Faiyaz Takrim   10 November 2025

Your situation can reasonably be treated as a re-purchase or redemption of property rather than mere succession. Although the Supreme Court has directed that the sale deed be executed in the names of all legal heirs, the equitable ownership of each heir depends on the proportion of their financial contribution towards the redemption amount. Under Section 45 of the Transfer of Property Act, 1882, where property is jointly purchased and the consideration is paid from different sources, each contributor is entitled to ownership corresponding to their payment. Here, since the applicant’s mother has paid 85 percent of the total settled amount from her own funds, she acquires an equitable interest in that proportion. While compliance with the Supreme Court order requires executing the sale deed equally in all heirs’ names, the applicant’s mother can subsequently seek a partition and declaration before a competent civil court to record her higher share, or alternatively claim reimbursement from other heirs for their unpaid contribution. The earlier mortgage-like arrangement between the grandfather and his friend was only a security transaction; therefore, its redemption by the heirs amounts to a fresh transfer of ownership based on repayment, consistent with the spirit of Section 60 of the Transfer of Property Act and the equitable doctrine that a person who redeems from their own resources gains a superior beneficial interest.
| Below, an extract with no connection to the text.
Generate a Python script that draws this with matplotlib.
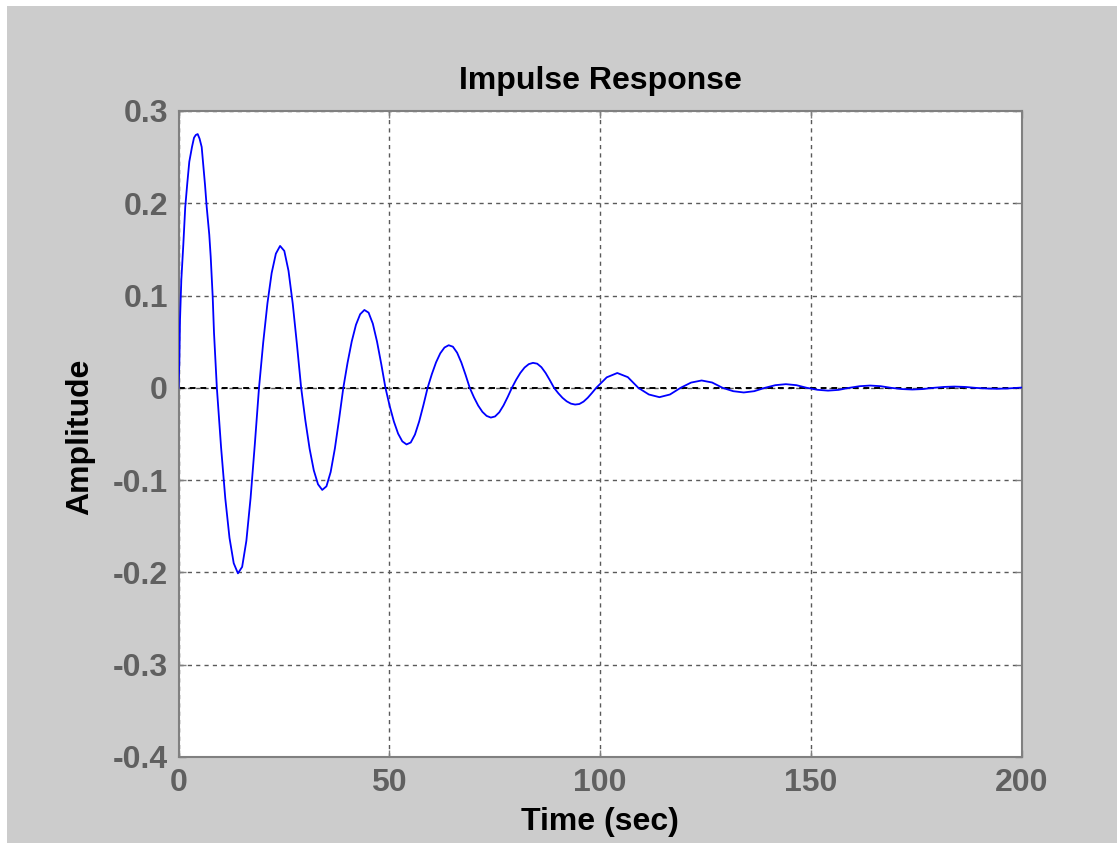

In short, the property may be conveyed equally for procedural compliance, but legal equity favours apportionment of ownership according to actual payment, allowing the applicant’s mother to assert her larger right through appropriate civil proceedings after execution of the sale deed.

 

To ensure compliance with the Supreme Court’s directive and to protect your mother’s rightful interest, the immediate step should be to execute the sale deed in equal shares among all legal heirs as ordered, to avoid procedural delay or contempt. Once the deed is executed, your mother should file a civil suit for partition and declaration under Section 9 of the Code of Civil Procedure, 1908, seeking judicial recognition of her 85% equitable ownership based on her actual financial contribution, as supported by Section 45 of the Transfer of Property Act, 1882. In the alternative, she may pursue a money recovery suit against the other heirs to recover the proportionate amounts they failed to pay. It is essential to preserve all proof of payments, bank records, and settlement receipts to substantiate her claim. This approach ensures procedural compliance with the Supreme Court’s order while simultaneously securing her substantive equity and financial contribution in the property.